• _Dataset records_:
==*==
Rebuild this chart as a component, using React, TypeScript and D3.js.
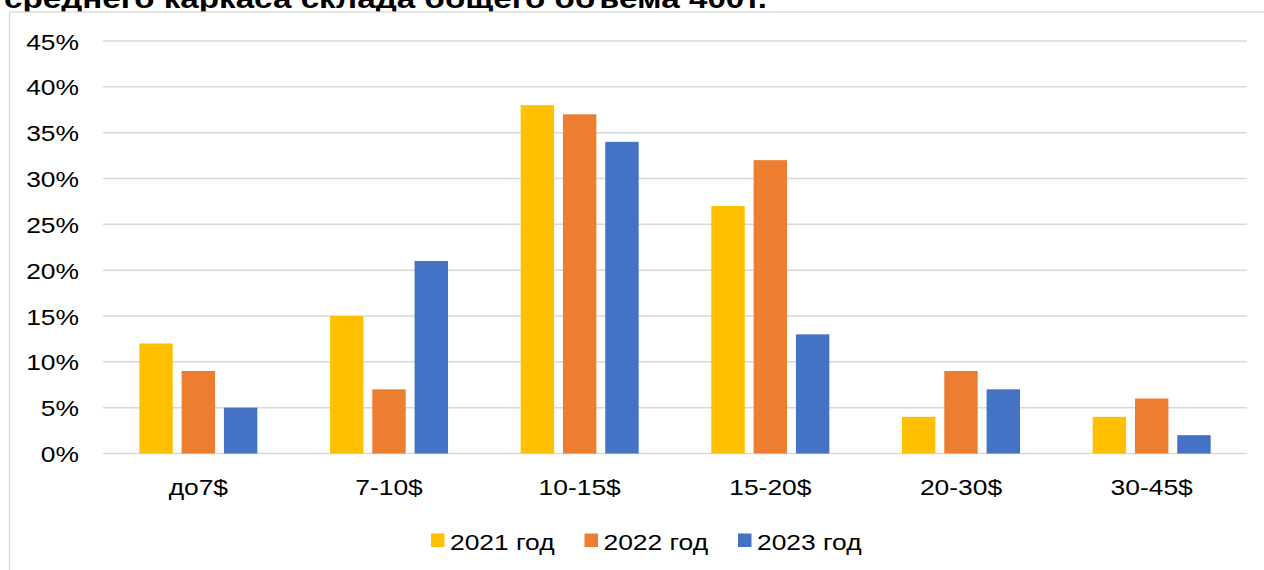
import { useEffect, useRef } from 'react'
import * as d3 from 'd3'

const title = 'среднего каркаса склада общего объема 400т.'
const categories = ['до7$', '7-10$', '10-15$', '15-20$', '20-30$', '30-45$']
const seriesNames = ['2021 год', '2022 год', '2023 год']
const values2021 = [12, 15, 38, 27, 4, 4]
const values2022 = [9, 7, 37, 32, 9, 6]
const values2023 = [5, 21, 34, 13, 7, 2]
const yTicks = [0, 5, 10, 15, 20, 25, 30, 35, 40, 45]
const colors = ['#FFC000', '#ED7D31', '#4472C4']

const W = 1264
const H = 570
const FONT = '"Liberation Sans", Arial, sans-serif'
const SX = 1.2 // в оригинале текст немного растянут по горизонтали

export default function App() {
  const ref = useRef<SVGSVGElement>(null)

  useEffect(() => {
    if (!ref.current) return
    const svg = d3.select(ref.current)
    svg.selectAll('*').remove()

    const series = [values2021, values2022, values2023]

    const label = (
      px: number, py: number, txt: string, anchor: string,
      size = 22, sx = SX, weight = 'normal'
    ) => {
      svg.append('text')
        .attr('transform', `translate(${px},${py}) scale(${sx},1)`)
        .attr('text-anchor', anchor)
        .text(txt)
        .style('font-family', FONT)
        .style('font-size', `${size}px`)
        .style('font-weight', weight)
        .attr('fill', '#000')
    }

    // Заголовок (обрезан сверху)
    label(4, 7.5, title, 'start', 27, 1.23, 'bold')

    // Рамка диаграммы
    svg.append('rect')
      .attr('x', 9.5)
      .attr('y', 12)
      .attr('width', W + 10)
      .attr('height', H)
      .attr('fill', '#fff')
      .attr('stroke', '#d9d9d9')
      .attr('stroke-width', 1.3)

    const x = d3.scaleBand<string>()
      .domain(categories)
      .range([103, 1247])

    const xInner = d3.scaleBand<string>()
      .domain(seriesNames)
      .range([-59, 59])
      .paddingInner(0.21)

    const y = d3.scaleLinear()
      .domain([0, 45])
      .range([453.5, 41])

    // Сетка
    svg.selectAll('.grid')
      .data(yTicks)
      .enter()
      .append('line')
      .attr('x1', 103)
      .attr('x2', 1247)
      .attr('y1', d => y(d))
      .attr('y2', d => y(d))
      .attr('stroke', '#d9d9d9')
      .attr('stroke-width', 1.5)

    // Подписи оси Y
    yTicks.forEach(t => label(79, y(t) + 8.5, `${t}%`, 'end'))

    // Столбцы
    series.forEach((vals, si) => {
      svg.selectAll(`.bar${si}`)
        .data(vals)
        .enter()
        .append('rect')
        .attr('x', (d, i) => (x(categories[i]) || 0) + x.bandwidth() / 2 + (xInner(seriesNames[si]) || 0))
        .attr('y', d => y(d))
        .attr('width', xInner.bandwidth())
        .attr('height', d => y(0) - y(d))
        .attr('fill', colors[si])
    })

    // Подписи категорий
    categories.forEach(c => label((x(c) || 0) + x.bandwidth() / 2, 495, c, 'middle'))

    // Легенда
    seriesNames.forEach((name, i) => {
      const lx = 431 + i * 153.5
      svg.append('rect')
        .attr('x', lx)
        .attr('y', 533.5)
        .attr('width', 13.5)
        .attr('height', 13.5)
        .attr('fill', colors[i])
      label(lx + 19, 549.5, name, 'start')
    })
  }, [])

  return (
    <svg
      ref={ref}
      width={W}
      height={H}
      style={{ position: 'absolute', left: 0, top: 0, background: '#fff' }}
    />
  )
}
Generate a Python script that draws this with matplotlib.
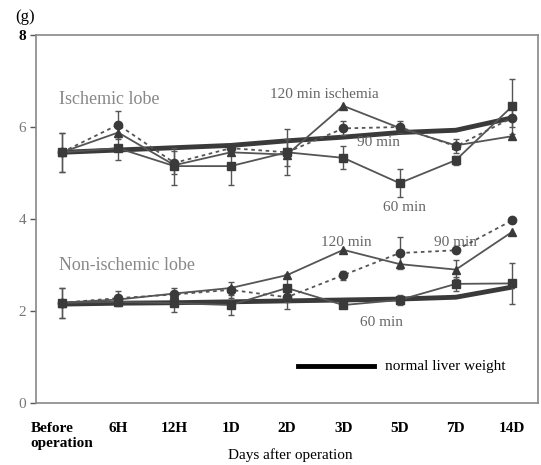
==*==
• _Required task_: Take the lines from the first line of the entries through the line with "label(4, 7.5, title, 'start', 27, 1.23, 'bold')", inclusive, and give them again exactly, minus any pictures.

• _Result below_:
Rebuild this chart as a component, using React, TypeScript and D3.js.
import { useEffect, useRef } from 'react'
import * as d3 from 'd3'

const title = 'среднего каркаса склада общего объема 400т.'
const categories = ['до7$', '7-10$', '10-15$', '15-20$', '20-30$', '30-45$']
const seriesNames = ['2021 год', '2022 год', '2023 год']
const values2021 = [12, 15, 38, 27, 4, 4]
const values2022 = [9, 7, 37, 32, 9, 6]
const values2023 = [5, 21, 34, 13, 7, 2]
const yTicks = [0, 5, 10, 15, 20, 25, 30, 35, 40, 45]
const colors = ['#FFC000', '#ED7D31', '#4472C4']

const W = 1264
const H = 570
const FONT = '"Liberation Sans", Arial, sans-serif'
const SX = 1.2 // в оригинале текст немного растянут по горизонтали

export default function App() {
  const ref = useRef<SVGSVGElement>(null)

  useEffect(() => {
    if (!ref.current) return
    const svg = d3.select(ref.current)
    svg.selectAll('*').remove()

    const series = [values2021, values2022, values2023]

    const label = (
      px: number, py: number, txt: string, anchor: string,
      size = 22, sx = SX, weight = 'normal'
    ) => {
      svg.append('text')
        .attr('transform', `translate(${px},${py}) scale(${sx},1)`)
        .attr('text-anchor', anchor)
        .text(txt)
        .style('font-family', FONT)
        .style('font-size', `${size}px`)
        .style('font-weight', weight)
        .attr('fill', '#000')
    }

    // Заголовок (обрезан сверху)
    label(4, 7.5, title, 'start', 27, 1.23, 'bold')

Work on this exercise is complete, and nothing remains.